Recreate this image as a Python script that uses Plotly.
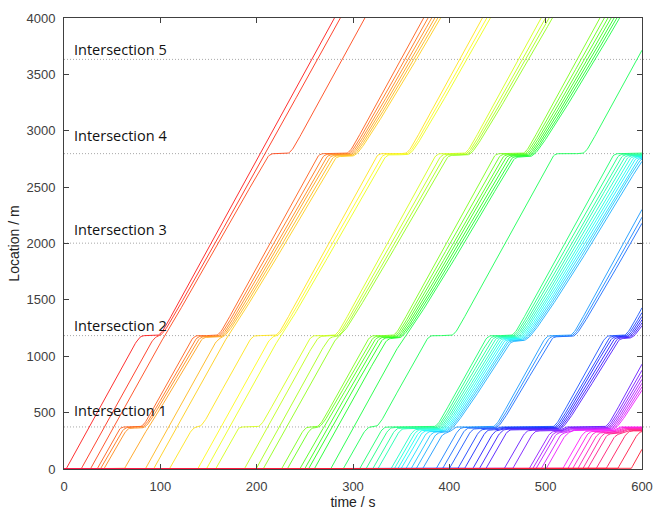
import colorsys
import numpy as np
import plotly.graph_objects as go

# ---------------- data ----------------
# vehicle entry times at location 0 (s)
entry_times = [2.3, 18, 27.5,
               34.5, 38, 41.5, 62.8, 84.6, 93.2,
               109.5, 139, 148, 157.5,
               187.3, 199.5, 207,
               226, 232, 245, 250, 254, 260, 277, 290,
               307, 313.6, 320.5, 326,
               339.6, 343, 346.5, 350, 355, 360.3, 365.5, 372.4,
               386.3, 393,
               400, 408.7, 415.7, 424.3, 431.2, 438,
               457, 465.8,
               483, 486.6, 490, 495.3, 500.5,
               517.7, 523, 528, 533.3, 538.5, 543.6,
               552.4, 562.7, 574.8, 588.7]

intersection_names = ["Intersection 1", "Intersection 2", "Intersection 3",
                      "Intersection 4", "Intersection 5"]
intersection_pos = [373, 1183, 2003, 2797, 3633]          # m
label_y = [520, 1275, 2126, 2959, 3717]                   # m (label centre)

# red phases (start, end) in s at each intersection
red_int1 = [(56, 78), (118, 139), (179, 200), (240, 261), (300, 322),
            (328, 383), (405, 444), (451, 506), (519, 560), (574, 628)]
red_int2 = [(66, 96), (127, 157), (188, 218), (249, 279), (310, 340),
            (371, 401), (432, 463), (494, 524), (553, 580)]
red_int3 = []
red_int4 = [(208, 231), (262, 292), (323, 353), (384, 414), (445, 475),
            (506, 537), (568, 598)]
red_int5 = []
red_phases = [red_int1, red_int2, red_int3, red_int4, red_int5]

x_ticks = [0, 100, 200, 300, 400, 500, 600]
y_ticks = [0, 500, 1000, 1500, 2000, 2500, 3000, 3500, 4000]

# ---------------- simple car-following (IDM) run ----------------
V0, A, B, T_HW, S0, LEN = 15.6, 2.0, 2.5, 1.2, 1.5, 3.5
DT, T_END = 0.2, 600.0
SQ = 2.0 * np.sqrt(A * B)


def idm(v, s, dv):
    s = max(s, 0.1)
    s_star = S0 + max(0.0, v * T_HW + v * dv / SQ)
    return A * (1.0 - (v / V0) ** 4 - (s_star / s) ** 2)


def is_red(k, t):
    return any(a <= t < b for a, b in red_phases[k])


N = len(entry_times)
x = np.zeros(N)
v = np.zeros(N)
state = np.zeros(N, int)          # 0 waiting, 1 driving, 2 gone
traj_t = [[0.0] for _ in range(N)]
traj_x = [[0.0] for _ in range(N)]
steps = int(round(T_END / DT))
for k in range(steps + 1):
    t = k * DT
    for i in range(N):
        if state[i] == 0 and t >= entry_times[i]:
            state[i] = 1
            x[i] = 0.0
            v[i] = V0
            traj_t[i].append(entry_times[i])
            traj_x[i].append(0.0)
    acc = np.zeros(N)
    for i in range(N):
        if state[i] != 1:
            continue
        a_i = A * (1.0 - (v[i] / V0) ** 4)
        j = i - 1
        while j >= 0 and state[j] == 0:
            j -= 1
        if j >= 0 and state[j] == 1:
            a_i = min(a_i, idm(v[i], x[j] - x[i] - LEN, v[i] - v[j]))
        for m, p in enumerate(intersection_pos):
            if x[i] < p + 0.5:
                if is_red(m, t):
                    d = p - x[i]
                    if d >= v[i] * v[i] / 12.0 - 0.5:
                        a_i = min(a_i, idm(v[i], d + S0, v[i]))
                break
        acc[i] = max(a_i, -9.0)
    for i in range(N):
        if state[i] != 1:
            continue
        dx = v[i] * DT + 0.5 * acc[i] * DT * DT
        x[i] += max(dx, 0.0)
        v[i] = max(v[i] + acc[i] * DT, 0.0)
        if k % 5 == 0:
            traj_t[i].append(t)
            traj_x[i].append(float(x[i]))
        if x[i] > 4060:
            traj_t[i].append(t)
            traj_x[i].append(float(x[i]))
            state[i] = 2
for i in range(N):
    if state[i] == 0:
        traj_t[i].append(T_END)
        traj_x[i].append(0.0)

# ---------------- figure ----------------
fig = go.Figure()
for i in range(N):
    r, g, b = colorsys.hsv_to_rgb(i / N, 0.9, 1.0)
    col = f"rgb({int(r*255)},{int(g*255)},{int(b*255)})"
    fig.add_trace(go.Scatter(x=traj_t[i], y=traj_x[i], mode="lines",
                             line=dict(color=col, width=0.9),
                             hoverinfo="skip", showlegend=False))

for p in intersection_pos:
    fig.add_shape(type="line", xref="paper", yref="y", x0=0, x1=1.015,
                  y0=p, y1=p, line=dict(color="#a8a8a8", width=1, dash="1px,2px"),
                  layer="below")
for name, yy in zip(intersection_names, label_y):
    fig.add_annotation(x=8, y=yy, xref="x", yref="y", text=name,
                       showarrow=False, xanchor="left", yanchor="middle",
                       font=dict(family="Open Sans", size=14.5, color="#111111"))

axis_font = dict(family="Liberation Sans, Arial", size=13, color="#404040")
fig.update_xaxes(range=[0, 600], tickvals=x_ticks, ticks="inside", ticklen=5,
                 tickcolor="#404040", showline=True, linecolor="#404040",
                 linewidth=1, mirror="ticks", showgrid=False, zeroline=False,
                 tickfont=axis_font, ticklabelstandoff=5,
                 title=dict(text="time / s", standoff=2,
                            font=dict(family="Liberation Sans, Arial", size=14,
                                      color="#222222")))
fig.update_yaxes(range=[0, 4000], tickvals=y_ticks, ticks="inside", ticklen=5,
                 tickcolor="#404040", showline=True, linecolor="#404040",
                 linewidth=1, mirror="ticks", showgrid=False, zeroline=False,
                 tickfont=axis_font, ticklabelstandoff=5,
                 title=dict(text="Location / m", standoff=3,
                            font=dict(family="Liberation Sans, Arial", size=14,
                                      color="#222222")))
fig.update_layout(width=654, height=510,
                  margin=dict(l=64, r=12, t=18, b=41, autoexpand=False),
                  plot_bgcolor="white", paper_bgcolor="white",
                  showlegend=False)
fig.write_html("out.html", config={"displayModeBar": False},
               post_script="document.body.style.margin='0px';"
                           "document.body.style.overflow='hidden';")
────────────────
_WHAT IS ASKED_
Reproduce the material above verbatim; omit every picture.

_TASK OUTPUT_
Recreate this image as a Python script that uses Plotly.
import colorsys
import numpy as np
import plotly.graph_objects as go

# ---------------- data ----------------
# vehicle entry times at location 0 (s)
entry_times = [2.3, 18, 27.5,
               34.5, 38, 41.5, 62.8, 84.6, 93.2,
               109.5, 139, 148, 157.5,
               187.3, 199.5, 207,
               226, 232, 245, 250, 254, 260, 277, 290,
               307, 313.6, 320.5, 326,
               339.6, 343, 346.5, 350, 355, 360.3, 365.5, 372.4,
               386.3, 393,
               400, 408.7, 415.7, 424.3, 431.2, 438,
               457, 465.8,
               483, 486.6, 490, 495.3, 500.5,
               517.7, 523, 528, 533.3, 538.5, 543.6,
               552.4, 562.7, 574.8, 588.7]

intersection_names = ["Intersection 1", "Intersection 2", "Intersection 3",
                      "Intersection 4", "Intersection 5"]
intersection_pos = [373, 1183, 2003, 2797, 3633]          # m
label_y = [520, 1275, 2126, 2959, 3717]                   # m (label centre)

# red phases (start, end) in s at each intersection
red_int1 = [(56, 78), (118, 139), (179, 200), (240, 261), (300, 322),
            (328, 383), (405, 444), (451, 506), (519, 560), (574, 628)]
red_int2 = [(66, 96), (127, 157), (188, 218), (249, 279), (310, 340),
            (371, 401), (432, 463), (494, 524), (553, 580)]
red_int3 = []
red_int4 = [(208, 231), (262, 292), (323, 353), (384, 414), (445, 475),
            (506, 537), (568, 598)]
red_int5 = []
red_phases = [red_int1, red_int2, red_int3, red_int4, red_int5]

x_ticks = [0, 100, 200, 300, 400, 500, 600]
y_ticks = [0, 500, 1000, 1500, 2000, 2500, 3000, 3500, 4000]

# ---------------- simple car-following (IDM) run ----------------
V0, A, B, T_HW, S0, LEN = 15.6, 2.0, 2.5, 1.2, 1.5, 3.5
DT, T_END = 0.2, 600.0
SQ = 2.0 * np.sqrt(A * B)


def idm(v, s, dv):
    s = max(s, 0.1)
    s_star = S0 + max(0.0, v * T_HW + v * dv / SQ)
    return A * (1.0 - (v / V0) ** 4 - (s_star / s) ** 2)


def is_red(k, t):
    return any(a <= t < b for a, b in red_phases[k])


N = len(entry_times)
x = np.zeros(N)
v = np.zeros(N)
state = np.zeros(N, int)          # 0 waiting, 1 driving, 2 gone
traj_t = [[0.0] for _ in range(N)]
traj_x = [[0.0] for _ in range(N)]
steps = int(round(T_END / DT))
for k in range(steps + 1):
    t = k * DT
    for i in range(N):
        if state[i] == 0 and t >= entry_times[i]:
            state[i] = 1
            x[i] = 0.0
            v[i] = V0
            traj_t[i].append(entry_times[i])
            traj_x[i].append(0.0)
    acc = np.zeros(N)
    for i in range(N):
        if state[i] != 1:
            continue
        a_i = A * (1.0 - (v[i] / V0) ** 4)
        j = i - 1
        while j >= 0 and state[j] == 0:
            j -= 1
        if j >= 0 and state[j] == 1:
            a_i = min(a_i, idm(v[i], x[j] - x[i] - LEN, v[i] - v[j]))
        for m, p in enumerate(intersection_pos):
            if x[i] < p + 0.5:
                if is_red(m, t):
                    d = p - x[i]
                    if d >= v[i] * v[i] / 12.0 - 0.5:
                        a_i = min(a_i, idm(v[i], d + S0, v[i]))
                break
        acc[i] = max(a_i, -9.0)
    for i in range(N):
        if state[i] != 1:
            continue
        dx = v[i] * DT + 0.5 * acc[i] * DT * DT
        x[i] += max(dx, 0.0)
        v[i] = max(v[i] + acc[i] * DT, 0.0)
        if k % 5 == 0:
            traj_t[i].append(t)
            traj_x[i].append(float(x[i]))
        if x[i] > 4060:
            traj_t[i].append(t)
            traj_x[i].append(float(x[i]))
            state[i] = 2
for i in range(N):
    if state[i] == 0:
        traj_t[i].append(T_END)
        traj_x[i].append(0.0)

# ---------------- figure ----------------
fig = go.Figure()
for i in range(N):
    r, g, b = colorsys.hsv_to_rgb(i / N, 0.9, 1.0)
    col = f"rgb({int(r*255)},{int(g*255)},{int(b*255)})"
    fig.add_trace(go.Scatter(x=traj_t[i], y=traj_x[i], mode="lines",
                             line=dict(color=col, width=0.9),
                             hoverinfo="skip", showlegend=False))

for p in intersection_pos:
    fig.add_shape(type="line", xref="paper", yref="y", x0=0, x1=1.015,
                  y0=p, y1=p, line=dict(color="#a8a8a8", width=1, dash="1px,2px"),
                  layer="below")
for name, yy in zip(intersection_names, label_y):
    fig.add_annotation(x=8, y=yy, xref="x", yref="y", text=name,
                       showarrow=False, xanchor="left", yanchor="middle",
                       font=dict(family="Open Sans", size=14.5, color="#111111"))

axis_font = dict(family="Liberation Sans, Arial", size=13, color="#404040")
fig.update_xaxes(range=[0, 600], tickvals=x_ticks, ticks="inside", ticklen=5,
                 tickcolor="#404040", showline=True, linecolor="#404040",
                 linewidth=1, mirror="ticks", showgrid=False, zeroline=False,
                 tickfont=axis_font, ticklabelstandoff=5,
                 title=dict(text="time / s", standoff=2,
                            font=dict(family="Liberation Sans, Arial", size=14,
                                      color="#222222")))
fig.update_yaxes(range=[0, 4000], tickvals=y_ticks, ticks="inside", ticklen=5,
                 tickcolor="#404040", showline=True, linecolor="#404040",
                 linewidth=1, mirror="ticks", showgrid=False, zeroline=False,
                 tickfont=axis_font, ticklabelstandoff=5,
                 title=dict(text="Location / m", standoff=3,
                            font=dict(family="Liberation Sans, Arial", size=14,
                                      color="#222222")))
fig.update_layout(width=654, height=510,
                  margin=dict(l=64, r=12, t=18, b=41, autoexpand=False),
                  plot_bgcolor="white", paper_bgcolor="white",
                  showlegend=False)
fig.write_html("out.html", config={"displayModeBar": False},
               post_script="document.body.style.margin='0px';"
                           "document.body.style.overflow='hidden';")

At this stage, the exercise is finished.